== Dataset excerpt ==

==========

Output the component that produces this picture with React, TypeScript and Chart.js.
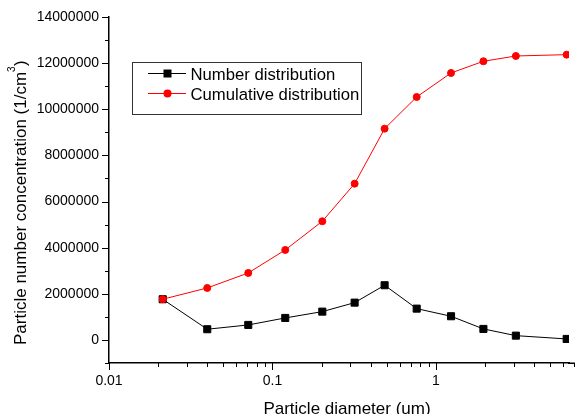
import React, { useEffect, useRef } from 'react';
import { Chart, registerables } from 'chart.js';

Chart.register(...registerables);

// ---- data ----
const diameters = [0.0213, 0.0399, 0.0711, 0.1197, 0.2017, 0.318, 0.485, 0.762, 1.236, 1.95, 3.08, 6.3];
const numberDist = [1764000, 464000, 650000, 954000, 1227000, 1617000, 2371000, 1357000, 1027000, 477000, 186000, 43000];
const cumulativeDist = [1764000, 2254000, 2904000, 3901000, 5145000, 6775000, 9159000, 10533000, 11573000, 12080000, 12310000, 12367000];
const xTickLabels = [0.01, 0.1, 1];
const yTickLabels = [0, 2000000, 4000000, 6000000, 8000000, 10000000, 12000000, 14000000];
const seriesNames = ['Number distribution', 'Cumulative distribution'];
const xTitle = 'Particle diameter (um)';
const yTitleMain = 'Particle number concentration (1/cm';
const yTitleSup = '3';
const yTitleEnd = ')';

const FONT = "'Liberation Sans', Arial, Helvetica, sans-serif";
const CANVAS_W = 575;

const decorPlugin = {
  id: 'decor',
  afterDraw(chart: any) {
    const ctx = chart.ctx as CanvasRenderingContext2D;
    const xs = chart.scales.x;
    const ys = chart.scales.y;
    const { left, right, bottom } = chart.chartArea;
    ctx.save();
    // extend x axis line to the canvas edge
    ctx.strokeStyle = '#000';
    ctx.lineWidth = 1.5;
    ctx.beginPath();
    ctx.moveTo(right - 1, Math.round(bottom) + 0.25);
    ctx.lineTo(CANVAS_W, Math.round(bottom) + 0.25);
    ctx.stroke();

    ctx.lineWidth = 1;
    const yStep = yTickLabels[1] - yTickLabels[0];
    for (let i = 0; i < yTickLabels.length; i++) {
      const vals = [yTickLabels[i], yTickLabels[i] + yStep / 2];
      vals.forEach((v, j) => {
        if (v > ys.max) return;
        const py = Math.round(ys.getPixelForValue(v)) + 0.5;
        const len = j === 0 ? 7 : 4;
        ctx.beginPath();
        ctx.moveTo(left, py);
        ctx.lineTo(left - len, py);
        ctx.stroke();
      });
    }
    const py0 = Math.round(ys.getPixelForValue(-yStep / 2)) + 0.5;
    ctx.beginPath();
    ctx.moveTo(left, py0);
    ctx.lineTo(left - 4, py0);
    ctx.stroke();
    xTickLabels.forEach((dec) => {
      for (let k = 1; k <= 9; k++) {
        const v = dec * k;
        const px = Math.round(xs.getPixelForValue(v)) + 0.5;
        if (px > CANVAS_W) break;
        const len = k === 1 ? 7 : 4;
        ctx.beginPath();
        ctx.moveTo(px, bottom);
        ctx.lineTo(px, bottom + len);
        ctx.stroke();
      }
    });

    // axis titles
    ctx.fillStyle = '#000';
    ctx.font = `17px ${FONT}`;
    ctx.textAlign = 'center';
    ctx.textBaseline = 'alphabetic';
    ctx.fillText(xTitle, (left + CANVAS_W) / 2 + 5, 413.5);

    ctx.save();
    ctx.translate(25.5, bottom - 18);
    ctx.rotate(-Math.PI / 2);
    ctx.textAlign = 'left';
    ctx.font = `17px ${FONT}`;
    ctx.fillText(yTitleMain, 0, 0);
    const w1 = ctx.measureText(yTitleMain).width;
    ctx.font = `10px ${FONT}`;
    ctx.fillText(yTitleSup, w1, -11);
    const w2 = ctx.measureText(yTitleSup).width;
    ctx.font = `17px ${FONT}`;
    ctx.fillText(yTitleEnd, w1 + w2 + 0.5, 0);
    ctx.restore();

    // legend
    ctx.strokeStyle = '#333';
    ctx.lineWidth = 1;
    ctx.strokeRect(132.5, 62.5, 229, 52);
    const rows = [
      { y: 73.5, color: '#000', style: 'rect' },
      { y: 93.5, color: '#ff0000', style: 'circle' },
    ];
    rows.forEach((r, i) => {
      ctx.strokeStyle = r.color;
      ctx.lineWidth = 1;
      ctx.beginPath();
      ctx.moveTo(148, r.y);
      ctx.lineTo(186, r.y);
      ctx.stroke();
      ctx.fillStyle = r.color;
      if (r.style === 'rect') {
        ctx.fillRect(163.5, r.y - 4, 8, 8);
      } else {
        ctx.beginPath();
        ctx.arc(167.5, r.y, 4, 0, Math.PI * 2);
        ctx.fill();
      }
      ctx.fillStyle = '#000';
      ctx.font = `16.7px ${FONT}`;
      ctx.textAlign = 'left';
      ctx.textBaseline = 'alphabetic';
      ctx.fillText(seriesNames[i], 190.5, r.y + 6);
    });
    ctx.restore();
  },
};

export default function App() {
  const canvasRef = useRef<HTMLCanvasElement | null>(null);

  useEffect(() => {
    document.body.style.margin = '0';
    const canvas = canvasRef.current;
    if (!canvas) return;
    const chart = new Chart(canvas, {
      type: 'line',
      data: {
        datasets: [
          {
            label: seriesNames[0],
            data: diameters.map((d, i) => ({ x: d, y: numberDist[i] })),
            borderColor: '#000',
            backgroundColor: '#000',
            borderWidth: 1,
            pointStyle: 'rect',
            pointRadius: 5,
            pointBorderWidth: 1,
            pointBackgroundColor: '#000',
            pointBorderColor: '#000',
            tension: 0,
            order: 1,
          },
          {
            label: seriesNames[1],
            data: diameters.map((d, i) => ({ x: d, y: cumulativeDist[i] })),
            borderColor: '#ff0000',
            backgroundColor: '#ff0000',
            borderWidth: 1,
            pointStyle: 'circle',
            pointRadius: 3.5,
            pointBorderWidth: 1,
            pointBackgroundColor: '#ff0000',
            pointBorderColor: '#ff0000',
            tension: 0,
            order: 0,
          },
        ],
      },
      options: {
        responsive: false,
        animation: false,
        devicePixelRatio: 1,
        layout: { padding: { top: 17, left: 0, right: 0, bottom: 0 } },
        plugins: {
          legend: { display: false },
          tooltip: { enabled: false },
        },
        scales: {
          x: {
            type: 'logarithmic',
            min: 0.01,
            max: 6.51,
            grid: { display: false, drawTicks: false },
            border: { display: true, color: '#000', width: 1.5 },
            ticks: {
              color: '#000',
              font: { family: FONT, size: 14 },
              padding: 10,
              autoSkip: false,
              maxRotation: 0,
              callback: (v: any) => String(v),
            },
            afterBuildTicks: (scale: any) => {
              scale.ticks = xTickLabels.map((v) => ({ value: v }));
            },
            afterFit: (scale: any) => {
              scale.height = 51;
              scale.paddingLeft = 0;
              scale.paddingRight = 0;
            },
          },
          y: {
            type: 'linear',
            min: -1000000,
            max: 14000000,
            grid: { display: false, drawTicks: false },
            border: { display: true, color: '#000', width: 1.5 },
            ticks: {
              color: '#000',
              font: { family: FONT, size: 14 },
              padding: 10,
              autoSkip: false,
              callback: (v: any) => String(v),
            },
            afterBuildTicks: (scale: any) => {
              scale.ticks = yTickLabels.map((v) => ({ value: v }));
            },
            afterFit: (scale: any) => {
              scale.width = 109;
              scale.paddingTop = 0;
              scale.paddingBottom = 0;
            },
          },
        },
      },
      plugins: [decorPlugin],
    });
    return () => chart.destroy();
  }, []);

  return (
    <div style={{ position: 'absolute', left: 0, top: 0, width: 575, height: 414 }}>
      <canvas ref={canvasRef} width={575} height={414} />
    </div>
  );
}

==========

== Task details ==
Give only the number of lines in the listing above that include the string "React".

== Exercise solution ==
2